The Dayak women can hardly be considered good-looking. I saw one or two that were rather pretty, but they were very young and unmarried. Dubi fell madly in love with one of them and she with him, and when I left there were two broken hearts. Many of the little girls of about five and six years old would have been regular pictures if they had only been cleaner. I made the discovery that some of my Dayak friends were addicted to the horrible habit of eating clay, and actually found a regular little digging in the side of a hill where they worked to get these lumps of reddish grey clay, and soon caught some of the old men eating it. They declared that they enjoyed it. All my empty tins (from tinned meats, etc.) were in great demand, and so to save jealousy I actually demoralized the Dayaks to the extent of introducing the raffling system among them. Great was the excitement every evening when I raffled old tins and bottles. Dubi would hand the bits of paper and they would be a long time making up their minds which to take. One night Dubi overheard my Chinese cook telling some of the Dayaks that "the white tuan had no use for these tins himself, that is why he gives them to you."

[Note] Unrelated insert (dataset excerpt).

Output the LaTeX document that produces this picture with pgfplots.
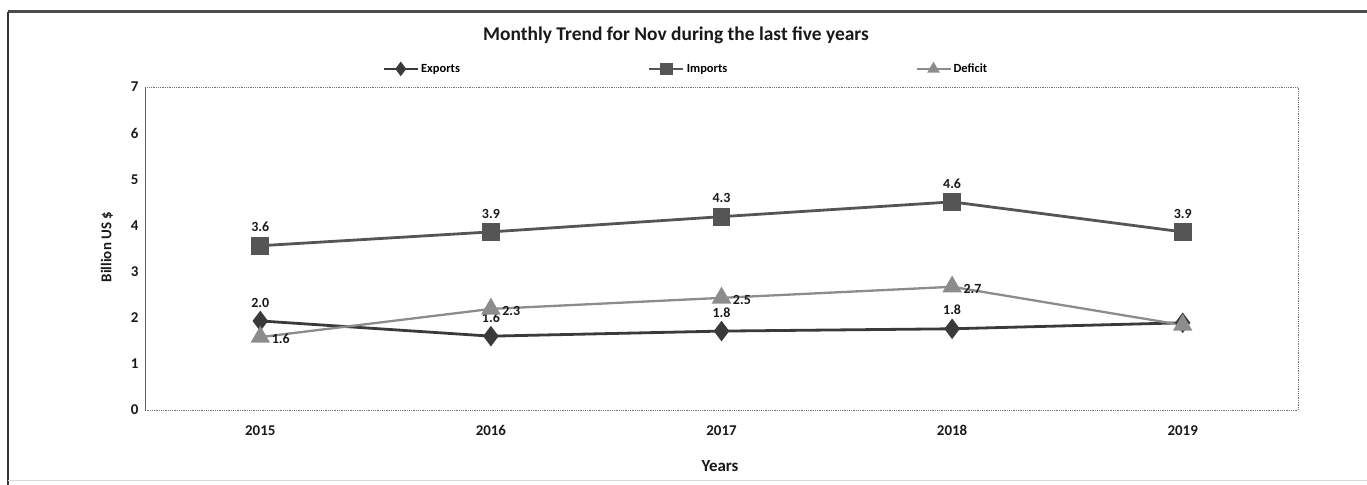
\documentclass[border=0pt]{standalone}
\usepackage{fontspec}
\setmainfont{Carlito}
\usepackage{pgfplots}
\pgfplotsset{compat=1.18}
\definecolor{expc}{HTML}{3A3A3A}
\definecolor{impc}{HTML}{555555}
\definecolor{defc}{HTML}{8C8C8C}
\begin{document}
\begin{tikzpicture}[x=1bp,y=1bp]
\path[use as bounding box] (0,0) rectangle (1367,485);
\draw[line width=3bp, black!70] (8,473) -- (1367,473);
\draw[line width=2.5bp, black!80] (8,473) -- (8,0);
\draw[line width=1bp, black!15] (8,4) -- (1367,4);
\begin{axis}[
  at={(145bp,75bp)}, anchor=south west,
  scale only axis, width=1153bp, height=323bp,
  xmin=-0.5, xmax=4.5, ymin=0, ymax=7,
  xtick={0,1,2,3,4}, xticklabels={2015,2016,2017,2018,2019},
  ytick={0,1,2,3,4,5,6,7},
  axis line style={densely dotted, black!55, line width=0.8bp},
  tick style={draw=none},
  /pgf/number format/assume math mode=true,
  ticklabel style={font=\fontsize{15}{17}\selectfont\bfseries, text=black!90},
  xticklabel style={yshift=-12bp},
  yticklabel style={xshift=-3bp},
  clip=false,
  legend style={at={(0.469,1.056)}, anchor=center, draw=none, fill=none,
    legend columns=3, font=\fontsize{12.5}{14}\selectfont\bfseries,
    /tikz/every even column/.append style={column sep=186bp}},
  legend image code/.code={\draw[mark repeat=2,mark phase=2,mark size=5bp] plot coordinates {(0bp,0bp) (17bp,0bp) (34bp,0bp)};},
  nodes near coords,
  point meta=explicit symbolic,
  every node near coord/.append style={font=\fontsize{14}{16}\selectfont\bfseries, text=black!90},
]
\draw[black!60, line width=1bp] (rel axis cs:0,0) -- (rel axis cs:0,1);
\addplot[color=expc, line width=2.8bp, mark=diamond*, mark size=8bp,
  mark options={fill=expc, solid},
  nodes near coords style={anchor=south, yshift=9bp}]
  coordinates {(0,1.93) [2.0] (1,1.60) [1.6] (2,1.71) [1.8] (3,1.76) [1.8] (4,1.89) [{}]};
\addlegendentry{Exports}
\addplot[color=impc, line width=2.8bp, mark=square*, mark size=7.5bp,
  mark options={fill=impc, solid},
  nodes near coords style={anchor=south, yshift=9bp}]
  coordinates {(0,3.56) [3.6] (1,3.86) [3.9] (2,4.19) [4.3] (3,4.51) [4.6] (4,3.86) [3.9]};
\addlegendentry{Imports}
\addplot[color=defc, line width=2.3bp, mark=triangle*, mark size=9bp,
  mark options={fill=defc, solid},
  nodes near coords style={anchor=west, xshift=7bp, yshift=-2bp}]
  coordinates {(0,1.58) [1.6] (1,2.19) [2.3] (2,2.43) [2.5] (3,2.67) [2.7] (4,1.84) [{}]};
\addlegendentry{Deficit}
\end{axis}
\node[font=\fontsize{19.5}{22}\selectfont\bfseries, text=black!90] at (676,450) {Monthly Trend for Nov during the last five years};
\node[font=\fontsize{15}{17}\selectfont\bfseries, text=black!90, rotate=90] at (107,238) {Billion US \$};
\node[font=\fontsize{17}{19}\selectfont\bfseries, text=black!90] at (720,19) {Years};
\end{tikzpicture}
\end{document}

This cook, whom I used to call Cookie, was a great nuisance to me, but he was the most amusing character I ever came across, and he was the source of endless delight to the Dayaks, who enjoyed teasing him and jokingly threatened to cut off his head, until he was almost paralyzed with fright and came and begged me to leave, as we should all have our heads cut off. After a week or two his courage returned and I learned that when I was out of the house he would stand on his head for the amusement of the women and children, though he was by no means a young man. He soon became quite popular with the women, who found him highly amusing, and who were always in fits of laughter whenever he talked. In the evenings he sometimes joined a group of Dayak youths and would start to air his opinions. Then it was not long before they were all jeering and mimicking him, and poor old Cookie would look very foolish and a sickly smile would spread over his yellow features. Finally he would go off and sulk, and when I asked him what the matter was, he would reply, "Damn Dayak no wantee." Whenever I called out for Cookie, the whole house would resound with jeering Dayak cries of "Cookie, Cookie." He and Dubi were always quarrelling, and Cookie would work himself up into such a state of excitement that the place would be full of Dayak laughter, though the Dayak understood not a word of what they were talking about. In my later wanderings in Borneo the quarrel between my two servants, Dayak and Chinaman, grew to such an extent that I feared it would end in murder.
The foregoing account, short as it is, will, I trust, give some idea of what my long stay among head-hunting Dayaks was like. All things must have an ending, however, and having finished my collecting in this neighbourhood I said good-bye to my Dayak friends, with deep regret, and I think the sorrow was mutual. I know well that Dubi and his little Dayak sweetheart were almost heartbroken. The Dayaks begged me to stay longer, but I had already stayed longer than I had at first intended.
Old Usit, the chief, and his crew of Dayaks paddled me all the way to Sibu. There is little to relate about the journey there, except that the canoe leaked very badly and the Dayaks had to keep bailing her out. At night we tied the canoe up to a small wooden platform outside a Malay house on the Rejang River, to await the change of the tide, and one of the Dayaks knocked at the door of the house so that we could cook some food, but the Malays thought that we were head-hunters, and there was great lamentation, and for some time they refused to open. While eating my food, with my legs dangling over the side of the wooden platform, I noticed a dark object that glistened in the moonlight noiselessly swimming toward me, and I pulled up my legs pretty quickly. It was a large crocodile, attracted, no doubt, by the smell of my dinner. The only objection I had was that it might have taken me for the dinner.